Any species of fruit as it is found in ‘nature’ can be cultivated. Two years ago, I grew a wild tomato from the Everglades that produced a tomato the size of a pea. It tasted like a tomato but was constructed like an asteroid with a spikey seed center and a few layers of red fruit cells. It was the “off gassing” of flavor barely detectable by the human palate that leaves you wanting more. This seed-selection has little to do with the cultivated fruit that we know as tomato. I did the same experiment with a wild tomato from the Galapagos Islands. They never turned red and were hard as nails into October. Imagine if you were introduced to the tomato fruit from these seed sources. Today is another story where huge fields of selected seedlings are grown from seeds that are stable enough to generate delicious fruit. The wild beach plum is bit like the Galapagos of tomatoes. It sounds cool but is it practical to grow and what are you going to do with it? The difference is the wild beach plum is already delicious as it is found in the wild. No selection needs to be done. Like a commercial tomato, you could easily grow wild plum seedlings and continue its progeny without employing the cultivar-based system of fruit growing. It is stable. It is delicious prepared a certain way and it is super productive in most types of environments that lack an actual farmer. This is the beauty of the wild beach plum which generated a lot of beautiful populations at my farm. A few seed selections proved to be fruitful in the process of discovery.
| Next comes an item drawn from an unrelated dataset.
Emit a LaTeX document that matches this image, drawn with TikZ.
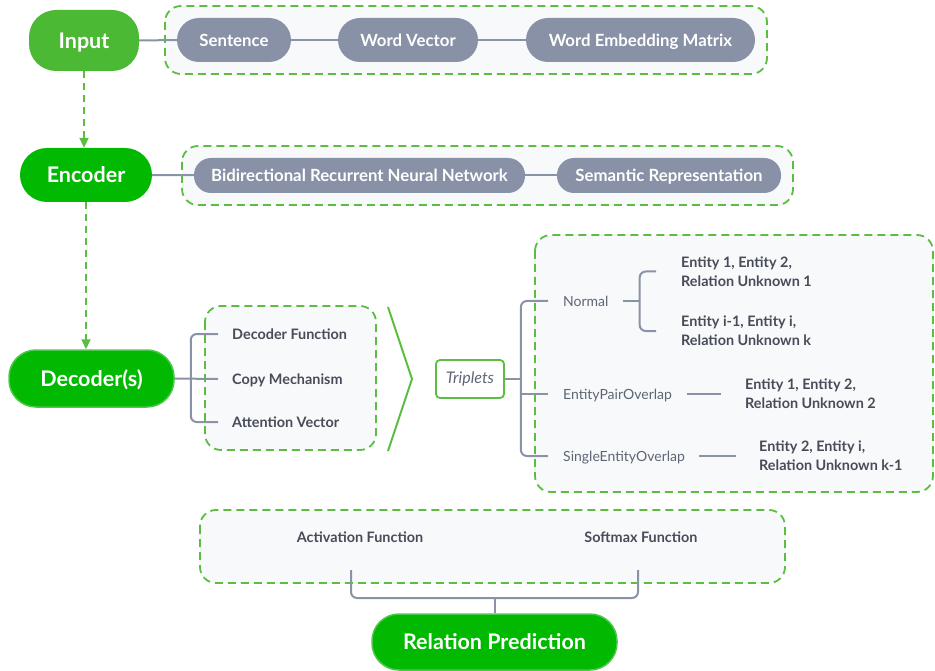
\documentclass[tikz,border=0pt]{standalone}
\usepackage{fontspec}
\setmainfont{Lato}
\usetikzlibrary{arrows.meta,calc,positioning}

\definecolor{dashgreen}{HTML}{5BBE41}
\definecolor{inputgreen}{HTML}{4BB934}
\definecolor{stagegreen}{HTML}{00B900}
\definecolor{stageedge}{HTML}{4CC74C}
\definecolor{pillgrey}{HTML}{8891A5}
\definecolor{linegrey}{HTML}{8A93A6}
\definecolor{boxfill}{HTML}{F7F9FB}
\definecolor{itemdark}{HTML}{474C58}
\definecolor{kindgrey}{HTML}{5E6574}

\begin{document}
\begin{tikzpicture}[x=1pt,y=-1pt,
    stage/.style={rounded corners=27pt, fill=stagegreen, text=white, inner sep=0pt,
        text height=15.5pt, text depth=0pt,
        font=\fontsize{21.5}{24}\selectfont\bfseries},
    pill/.style={fill=pillgrey, text=white, inner sep=0pt,
        text height=12.1pt, text depth=0pt,
        font=\fontsize{16.8}{18}\selectfont\bfseries},
    groupbox/.style={draw=dashgreen, fill=boxfill, line width=1.8pt,
        dash pattern=on 8pt off 5pt, rounded corners=16pt},
    conn/.style={draw=linegrey, line width=2pt},
    flow/.style={draw=dashgreen, line width=2pt, dash pattern=on 7pt off 5pt,
        -{Triangle[length=10pt,width=9pt]}},
    item/.style={anchor=west, inner sep=0pt, text=itemdark,
        text height=10.4pt, text depth=0pt,
        font=\fontsize{14.4}{19}\selectfont\bfseries},
    entity/.style={item, align=left, text height=29.4pt},
    kind/.style={anchor=west, inner sep=0pt, text=kindgrey,
        text height=10.1pt, text depth=0pt,
        font=\fontsize{14}{16}\selectfont},
]
    \useasboundingbox (0,0) rectangle (935,671);

    % Group boxes
    \draw[groupbox] (165,6) rectangle (767,74);
    \draw[groupbox] (182,146) rectangle (793,205);
    \draw[groupbox] (205,306) rectangle (376,450);
    \draw[groupbox] (535,235) rectangle (933,492);
    \draw[groupbox] (200,510) rectangle (785,583);

    % Stages
    \node[stage, fill=inputgreen, minimum width=110pt, minimum height=61pt] (input) at (84,40.5) {Input};
    \node[stage, minimum width=132pt, minimum height=54pt] (encoder) at (86,175) {Encoder};
    \node[stage, draw=stageedge, line width=1.5pt, minimum width=165pt, minimum height=57pt] (decoder) at (91.5,378.5) {Decoder(s)};
    \node[stage, draw=stageedge, line width=1.5pt, minimum width=245pt, minimum height=56pt] (relation) at (494.5,642) {Relation Prediction};

    % Input row
    \node[pill, rounded corners=22pt, minimum width=114pt, minimum height=44pt] (sentence) at (234,40) {Sentence};
    \node[pill, rounded corners=22pt, minimum width=140pt, minimum height=44pt] (wordvec) at (408,40) {Word Vector};
    \node[pill, rounded corners=22pt, minimum width=229pt, minimum height=44pt] (embmatrix) at (640.5,40) {Word Embedding Matrix};
    \draw[conn] (input) -- (sentence);
    \draw[conn] (sentence) -- (wordvec);
    \draw[conn] (wordvec) -- (embmatrix);

    % Encoder row
    \node[pill, rounded corners=17pt, minimum width=331pt, minimum height=35pt] (birnn) at (359.5,175.5) {Bidirectional Recurrent Neural Network};
    \node[pill, rounded corners=17pt, minimum width=224pt, minimum height=35pt] (semrep) at (669,175.5) {Semantic Representation};
    \draw[conn] (encoder) -- (birnn);
    \draw[conn] (birnn) -- (semrep);

    % Flow arrows
    \draw[flow] (input.south) -- (input.south |- encoder.north);
    \draw[flow] (encoder.south) -- (encoder.south |- decoder.north);

    % Decoder parts
    \node[item] (decfunc) at (232,334) {Decoder Function};
    \node[item] (copymech) at (232,379) {Copy Mechanism};
    \node[item] (attvec) at (232,422) {Attention Vector};
    \draw[conn, rounded corners=6pt] ($(decfunc.west)+(-14,0)$) -| ($(decoder.east)+(16,0)$) |- ($(attvec.west)+(-14,0)$);
    \draw[conn] (decoder.east) -- ($(copymech.west)+(-14,0)$);

    % Chevron
    \draw[dashgreen, line width=2pt] (388,307) -- (412,379) -- (388,451);

    % Triplets
    \node[draw=dashgreen, line width=1.8pt, rounded corners=4pt, inner sep=0pt,
        minimum width=68pt, minimum height=38pt, text=kindgrey,
        font=\fontsize{16}{18}\selectfont\itshape] (triplets) at (470,379) {Triplets};
    \node[kind] (normal) at (563,301) {Normal};
    \node[kind] (pairov) at (563,394) {EntityPairOverlap};
    \node[kind] (singleov) at (563,456) {SingleEntityOverlap};
    \draw[conn, rounded corners=6pt] ($(normal.west)+(-15,0)$) -| ($(triplets.east)+(16,0)$) |- ($(singleov.west)+(-15,0)$);
    \draw[conn] (triplets.east) -- ($(triplets.east)+(16,0)$);
    \draw[conn] ($(pairov.west)+(-43,0)$) -- ($(pairov.west)+(-15,0)$);

    % Relation triples
    \node[entity] (normtop) at (681,271.5) {Entity 1, Entity 2,\\Relation Unknown 1};
    \node[entity] (normbot) at (681,331) {Entity i-1, Entity i,\\Relation Unknown k};
    \node[entity] (pairent) at (745,394) {Entity 1, Entity 2,\\Relation Unknown 2};
    \node[entity] (singleent) at (759,456) {Entity 2, Entity i,\\Relation Unknown k-1};
    \draw[conn, rounded corners=6pt] ($(normtop.west)+(-25,0)$) -| ($(normal.east)+(31,0)$) |- ($(normbot.west)+(-25,0)$);
    \draw[conn] ($(normal.east)+(14,0)$) -- ($(normal.east)+(31,0)$);
    \draw[conn] ($(pairov.east)+(15,0)$) -- ($(pairent.west)+(-24,0)$);
    \draw[conn] ($(singleov.east)+(14,0)$) -- ($(singleent.west)+(-23,0)$);

    % Output layer
    \node[item, anchor=center] (actfunc) at (360,537) {Activation Function};
    \node[item, anchor=center] (softfunc) at (641,537) {Softmax Function};
    \coordinate (actfoot) at (351,570);
    \coordinate (softfoot) at (638,570);
    \coordinate (join) at (494.5,598);
    \draw[conn, rounded corners=6pt] (actfoot) |- (join) -| (softfoot);
    \draw[conn] (join) -- (relation.north);
\end{tikzpicture}
\end{document}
The above image is one of the first beach plum seedlings grown in my open field using prolific fruiters selected from populations I was growing for the nursery trade. In the process of doing that, I noticed it was quite common to see flowering on young one and two year old plants. (The first ratio from wild plants was 1-3 plants per 1000 seedlings.) I would tag these plants and carry them out one by one to my hillsides devoid of any trees at the time. The pasture was thick with grass still and I would use cellulose and polyethylene mulch mats. The plants grew very nicely in these locations on my sandy low organic soils. As time went on and I grew successive generations from these plants from seeds and they too were very productive. They had a more compact structure much like the Nana evergreens that people use around their homes. From seed the progeny also carried those traits in greater numbers than before. I sent seeds around the world to share in my discovery at the time. It was much in demand because of its precocity and heavy bearing.
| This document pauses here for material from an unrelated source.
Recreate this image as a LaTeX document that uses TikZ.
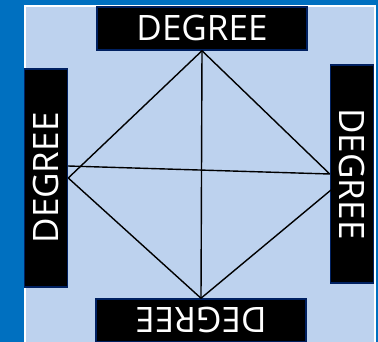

What did not work so well was my employment of an idea of using seedlings in commercial fruit production. It was a success in my retail trade in people’s backyards with a few plants or rows of them here and there. It was without a doubt one of the most celebrated fruits for jam production and fresh eating by homeowners across many zones of growing. They flower very late, missing frosts. They resisted insects and diseases and are super productive without spray. The wholesale deployment of a wild plum like tomato did not fly. It fell into the native camp a few times along with researchers who work with stone fruits. I was hoping for more of a farmer-led coalition and done from seed. The lone plum out in the field reminded me it only takes one to make it happen. Yet that did not happen either in the beach plums range or outside of it as a stand alone orchard or planting of some sort.
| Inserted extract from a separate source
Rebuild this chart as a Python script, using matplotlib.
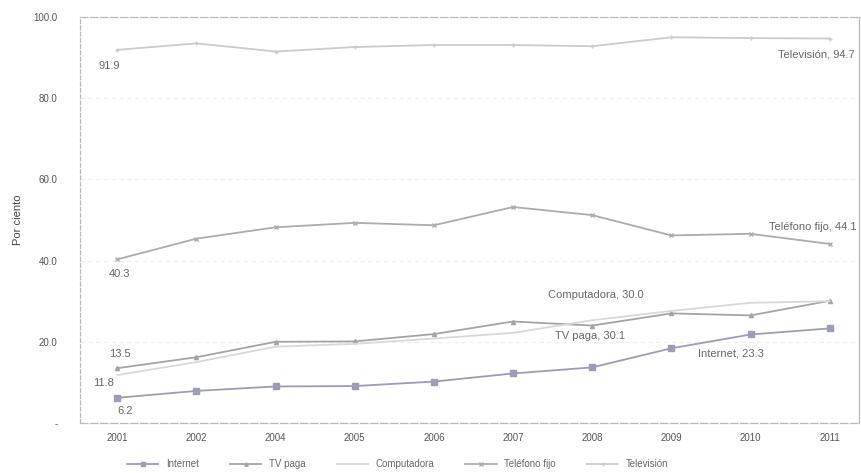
import numpy as np
import matplotlib
matplotlib.use("Agg")
import matplotlib.pyplot as plt
from matplotlib.ticker import FixedLocator

plt.rcParams['font.family'] = ['Liberation Sans', 'DejaVu Sans']

# data
years = ["2001", "2002", "2004", "2005", "2006", "2007", "2008", "2009", "2010", "2011"]
internet = [6.2, 7.9, 9.0, 9.1, 10.2, 12.2, 13.7, 18.4, 21.8, 23.3]
tv_paga = [13.5, 16.2, 20.0, 20.1, 21.9, 25.0, 24.0, 27.0, 26.5, 30.1]
computadora = [11.8, 15.0, 18.8, 19.5, 20.8, 22.2, 25.3, 27.6, 29.6, 30.0]
telefono = [40.3, 45.4, 48.2, 49.3, 48.7, 53.2, 51.2, 46.2, 46.6, 44.1]
television = [91.9, 93.5, 91.5, 92.6, 93.1, 93.1, 92.8, 95.0, 94.8, 94.7]

series_names = ["Internet", "TV paga", "Computadora", "Teléfono fijo", "Televisión"]
series_vals = [internet, tv_paga, computadora, telefono, television]
colors = ["#9c9cb4", "#a4a4a4", "#d8d8d8", "#acacac", "#cbcbcb"]
markers = ["s", "^", "", "x", "+"]
msizes = [4, 3, 0, 3, 3]

fig = plt.figure(figsize=(8.61, 4.73), dpi=100)
ax = fig.add_axes([80 / 861, 1 - 423 / 473, 779 / 861, 406 / 473])

x = np.arange(len(years))
for name, vals, c, m, ms in zip(series_names, series_vals, colors, markers, msizes):
    ax.plot(x, vals, color=c, lw=1.3, marker=m if m else None, ms=ms,
            mec=c, mfc=c, label=name)

ax.set_xlim(-0.47, 9.37)
ax.set_ylim(0, 100)
ax.set_xticks(x)
ax.set_xticklabels(years, fontsize=7, color="#555555")
ax.yaxis.set_major_locator(FixedLocator([0, 20, 40, 60, 80, 100]))
ax.set_yticklabels(["-", "20.0", "40.0", "60.0", "80.0", "100.0"], fontsize=7, color="#555555")
ax.tick_params(axis="y", length=0, pad=16)
ax.tick_params(axis="x", length=0, pad=7)
ax.set_ylabel("Por ciento", fontsize=8, color="#444444", labelpad=8)

# faint gridlines like the scan
for v in [20, 40, 60, 80]:
    ax.axhline(v, color="#eeeeee", lw=0.8, ls=(0, (4, 3)), zorder=0)

for side in ["left", "bottom", "top", "right"]:
    ax.spines[side].set_color("#b8b8b8")
    ax.spines[side].set_linewidth(0.9)
ax.spines["top"].set_linestyle((0, (6, 2)))
ax.spines["bottom"].set_linestyle((0, (6, 2)))
ax.spines["left"].set_linestyle((0, (3, 2)))

lab = dict(fontsize=8, color="#666666")
ax.annotate(f"{television[0]:.1f}", (x[0], television[0]), xytext=(-6, -14),
            textcoords="offset points", ha="center", **lab)
ax.annotate(f"Televisión, {television[-1]:.1f}", (x[-1], television[-1]), xytext=(18, -14),
            textcoords="offset points", ha="right", **lab)
ax.annotate(f"{telefono[0]:.1f}", (x[0], telefono[0]), xytext=(2, -13),
            textcoords="offset points", ha="center", **lab)
ax.annotate(f"Teléfono fijo, {telefono[-1]:.1f}", (x[-1], telefono[-1]), xytext=(19, 10),
            textcoords="offset points", ha="right", **lab)
ax.annotate(f"{tv_paga[0]:.1f}", (x[0], tv_paga[0]), xytext=(2, 8),
            textcoords="offset points", ha="center", **lab)
ax.annotate(f"{computadora[0]:.1f}", (x[0], computadora[0]), xytext=(-10, -8),
            textcoords="offset points", ha="center", **lab)
ax.annotate(f"{internet[0]:.1f}", (x[0], internet[0]), xytext=(6, -12),
            textcoords="offset points", ha="center", **lab)
ax.annotate(f"Computadora, {computadora[-1]:.1f}", (x[6], computadora[6]), xytext=(-32, 16),
            textcoords="offset points", ha="left", **lab)
ax.annotate(f"TV paga, {tv_paga[-1]:.1f}", (x[6], tv_paga[6]), xytext=(-27, -10),
            textcoords="offset points", ha="left", **lab)
ax.annotate(f"Internet, {internet[-1]:.1f}", (x[8], internet[8]), xytext=(-38, -16),
            textcoords="offset points", ha="left", **lab)

fig.legend(loc="center", bbox_to_anchor=(0.462, 0.018), ncol=5, frameon=False,
           fontsize=7, handlelength=3.2, columnspacing=3.2, labelcolor="#666666",
           markerscale=0.8)

fig.savefig("out.png", dpi=100, facecolor="white")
The graft unions of beach plums are short lived. The trunk itself is replaced roughly every 10 years as it breaks down, and new sprouts are formed from the roots. For this reason, I contacted another nursery to root the plants. He did find a way to do that, but it was not published so the secret lies with the nursery owner who has since passed on. Let’s face it, there is no farmer for the beach plum but from seed it also has a super power on its own without a human champion. It attracts people to harvest and use it the same way wild blueberries are still harvested. You plant them in public areas-locations in poor soil, uncared for on state land with denuded hillsides, open fields with little vegetation. (Not to mention land owned by the people of that state or federal land.) There are rocks. There is sand. The few trees that grow there are stunted. The soil is naturally acidic in nature. The growing climate is short and unpredictable. The frosts are late. This is ideal location for the beach plum. There it will flourish in this farmerless field. It acts as a germplasm repository, healthy food, social attraction while providing a wild harvest of delicious fruit high in vitamins and minerals. Maybe at first we will still view it as the Galapagos of fruits. I hear freedom ringing. It is small and powerful and has places to go far outside its historical range.